━━ EXTRACTED RECORDS ━━

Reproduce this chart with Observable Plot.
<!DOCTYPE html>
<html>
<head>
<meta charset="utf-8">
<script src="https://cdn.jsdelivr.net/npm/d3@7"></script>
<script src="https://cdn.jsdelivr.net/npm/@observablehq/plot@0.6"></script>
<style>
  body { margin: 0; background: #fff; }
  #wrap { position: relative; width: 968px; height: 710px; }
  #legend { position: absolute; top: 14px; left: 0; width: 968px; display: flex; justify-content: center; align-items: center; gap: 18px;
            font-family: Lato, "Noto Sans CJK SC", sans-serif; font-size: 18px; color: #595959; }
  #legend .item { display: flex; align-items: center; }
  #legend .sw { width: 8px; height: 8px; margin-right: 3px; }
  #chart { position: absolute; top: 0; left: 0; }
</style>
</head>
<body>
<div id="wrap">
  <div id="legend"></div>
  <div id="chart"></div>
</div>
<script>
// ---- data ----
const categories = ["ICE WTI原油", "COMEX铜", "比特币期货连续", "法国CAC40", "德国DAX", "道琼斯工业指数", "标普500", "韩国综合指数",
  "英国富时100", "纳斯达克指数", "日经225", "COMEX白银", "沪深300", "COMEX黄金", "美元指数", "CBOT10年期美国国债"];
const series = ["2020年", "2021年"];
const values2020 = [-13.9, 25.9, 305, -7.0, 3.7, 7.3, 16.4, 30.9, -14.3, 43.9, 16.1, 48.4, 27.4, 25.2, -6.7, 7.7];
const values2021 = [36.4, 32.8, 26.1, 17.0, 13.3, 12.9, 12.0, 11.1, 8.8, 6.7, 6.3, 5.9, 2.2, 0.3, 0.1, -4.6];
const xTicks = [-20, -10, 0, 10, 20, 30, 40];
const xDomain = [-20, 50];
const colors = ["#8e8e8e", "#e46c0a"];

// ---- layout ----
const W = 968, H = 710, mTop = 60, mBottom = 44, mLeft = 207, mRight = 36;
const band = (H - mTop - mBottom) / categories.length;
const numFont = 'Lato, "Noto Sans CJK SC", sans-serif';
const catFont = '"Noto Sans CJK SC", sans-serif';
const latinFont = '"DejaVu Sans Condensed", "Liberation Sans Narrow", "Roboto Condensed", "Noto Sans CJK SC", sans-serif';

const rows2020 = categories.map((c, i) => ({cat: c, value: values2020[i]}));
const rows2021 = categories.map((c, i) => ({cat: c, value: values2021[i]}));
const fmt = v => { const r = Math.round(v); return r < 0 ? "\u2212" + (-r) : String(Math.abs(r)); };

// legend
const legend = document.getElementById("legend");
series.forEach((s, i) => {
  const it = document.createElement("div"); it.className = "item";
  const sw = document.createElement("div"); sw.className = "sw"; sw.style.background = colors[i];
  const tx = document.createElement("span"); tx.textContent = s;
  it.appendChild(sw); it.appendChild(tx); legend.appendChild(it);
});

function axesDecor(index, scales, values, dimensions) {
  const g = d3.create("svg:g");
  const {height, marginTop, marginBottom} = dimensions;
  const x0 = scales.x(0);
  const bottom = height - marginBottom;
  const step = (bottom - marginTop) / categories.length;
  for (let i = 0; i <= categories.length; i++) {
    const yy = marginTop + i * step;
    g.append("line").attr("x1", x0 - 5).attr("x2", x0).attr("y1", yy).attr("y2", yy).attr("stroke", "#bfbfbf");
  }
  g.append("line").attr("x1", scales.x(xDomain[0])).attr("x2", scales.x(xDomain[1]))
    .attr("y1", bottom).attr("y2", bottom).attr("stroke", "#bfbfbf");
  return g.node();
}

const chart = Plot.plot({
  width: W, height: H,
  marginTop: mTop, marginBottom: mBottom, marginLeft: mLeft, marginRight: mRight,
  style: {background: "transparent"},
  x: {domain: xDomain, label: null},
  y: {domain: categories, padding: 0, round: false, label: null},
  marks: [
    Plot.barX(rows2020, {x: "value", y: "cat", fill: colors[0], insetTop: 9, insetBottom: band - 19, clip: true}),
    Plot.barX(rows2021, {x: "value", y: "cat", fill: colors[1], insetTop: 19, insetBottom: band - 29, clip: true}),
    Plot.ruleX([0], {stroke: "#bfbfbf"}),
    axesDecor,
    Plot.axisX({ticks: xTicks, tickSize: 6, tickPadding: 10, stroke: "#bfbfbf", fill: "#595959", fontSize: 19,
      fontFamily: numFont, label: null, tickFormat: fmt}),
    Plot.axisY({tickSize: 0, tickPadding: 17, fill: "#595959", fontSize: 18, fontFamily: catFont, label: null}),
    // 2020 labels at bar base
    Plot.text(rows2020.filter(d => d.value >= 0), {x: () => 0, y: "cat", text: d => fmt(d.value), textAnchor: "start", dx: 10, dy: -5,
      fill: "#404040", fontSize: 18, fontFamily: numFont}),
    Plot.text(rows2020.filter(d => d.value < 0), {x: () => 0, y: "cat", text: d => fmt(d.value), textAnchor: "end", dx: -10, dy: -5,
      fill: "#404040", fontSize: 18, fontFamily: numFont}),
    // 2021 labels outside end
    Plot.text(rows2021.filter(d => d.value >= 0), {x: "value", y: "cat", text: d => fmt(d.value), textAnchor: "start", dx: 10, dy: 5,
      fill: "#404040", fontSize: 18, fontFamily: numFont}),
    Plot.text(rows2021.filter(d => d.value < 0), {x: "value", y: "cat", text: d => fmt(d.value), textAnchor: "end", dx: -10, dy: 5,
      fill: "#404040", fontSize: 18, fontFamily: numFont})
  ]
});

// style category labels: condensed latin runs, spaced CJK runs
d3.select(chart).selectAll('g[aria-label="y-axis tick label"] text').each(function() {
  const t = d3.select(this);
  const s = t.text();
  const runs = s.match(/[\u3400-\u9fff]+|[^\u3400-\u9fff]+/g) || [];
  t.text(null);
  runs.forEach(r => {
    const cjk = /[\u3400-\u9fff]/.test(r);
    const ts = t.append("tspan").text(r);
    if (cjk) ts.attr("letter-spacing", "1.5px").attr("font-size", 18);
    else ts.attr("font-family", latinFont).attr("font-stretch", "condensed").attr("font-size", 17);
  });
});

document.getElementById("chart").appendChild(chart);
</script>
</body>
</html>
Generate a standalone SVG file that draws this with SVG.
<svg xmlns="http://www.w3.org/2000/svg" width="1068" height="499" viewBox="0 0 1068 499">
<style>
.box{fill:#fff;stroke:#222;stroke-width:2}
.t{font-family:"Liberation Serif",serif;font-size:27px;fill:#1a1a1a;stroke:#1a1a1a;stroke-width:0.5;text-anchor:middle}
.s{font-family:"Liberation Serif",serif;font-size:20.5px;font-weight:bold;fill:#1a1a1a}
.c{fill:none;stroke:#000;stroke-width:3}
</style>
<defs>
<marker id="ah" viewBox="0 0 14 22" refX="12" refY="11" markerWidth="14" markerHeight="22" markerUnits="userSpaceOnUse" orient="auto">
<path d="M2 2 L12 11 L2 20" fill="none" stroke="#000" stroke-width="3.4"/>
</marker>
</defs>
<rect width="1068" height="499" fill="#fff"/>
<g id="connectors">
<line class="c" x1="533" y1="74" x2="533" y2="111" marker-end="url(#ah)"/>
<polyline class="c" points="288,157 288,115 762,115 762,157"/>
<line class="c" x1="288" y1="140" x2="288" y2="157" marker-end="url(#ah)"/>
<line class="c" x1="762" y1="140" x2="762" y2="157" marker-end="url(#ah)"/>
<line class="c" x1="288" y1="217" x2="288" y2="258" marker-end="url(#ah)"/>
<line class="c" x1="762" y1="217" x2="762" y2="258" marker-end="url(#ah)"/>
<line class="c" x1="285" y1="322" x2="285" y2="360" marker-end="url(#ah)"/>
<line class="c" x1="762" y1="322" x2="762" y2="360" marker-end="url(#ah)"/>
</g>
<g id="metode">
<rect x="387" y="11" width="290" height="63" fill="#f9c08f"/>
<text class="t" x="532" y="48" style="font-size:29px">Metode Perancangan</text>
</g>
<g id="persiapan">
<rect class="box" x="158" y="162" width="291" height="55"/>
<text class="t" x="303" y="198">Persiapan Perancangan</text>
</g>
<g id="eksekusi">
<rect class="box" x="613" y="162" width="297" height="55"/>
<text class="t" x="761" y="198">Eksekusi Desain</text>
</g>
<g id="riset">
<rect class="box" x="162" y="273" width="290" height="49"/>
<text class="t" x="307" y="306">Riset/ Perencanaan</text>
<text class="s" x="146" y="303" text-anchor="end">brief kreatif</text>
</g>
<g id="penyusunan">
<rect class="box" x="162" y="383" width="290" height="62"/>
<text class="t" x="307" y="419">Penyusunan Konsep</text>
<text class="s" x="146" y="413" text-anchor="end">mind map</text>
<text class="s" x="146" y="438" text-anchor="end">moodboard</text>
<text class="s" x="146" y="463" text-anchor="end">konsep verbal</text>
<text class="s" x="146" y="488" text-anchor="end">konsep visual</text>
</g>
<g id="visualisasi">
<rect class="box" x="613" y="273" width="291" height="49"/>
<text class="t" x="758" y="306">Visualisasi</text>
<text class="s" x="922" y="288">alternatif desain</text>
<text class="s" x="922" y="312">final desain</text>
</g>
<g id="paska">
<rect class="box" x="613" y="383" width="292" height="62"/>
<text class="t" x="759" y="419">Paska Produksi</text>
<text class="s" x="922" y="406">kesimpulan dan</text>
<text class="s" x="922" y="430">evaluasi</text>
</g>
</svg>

━━━

### WHAT TO WORK ON
Search the data for "with". Copy every matching line.

### FINISHED EXERCISE
Reproduce this chart with Observable Plot.
Generate a standalone SVG file that draws this with SVG.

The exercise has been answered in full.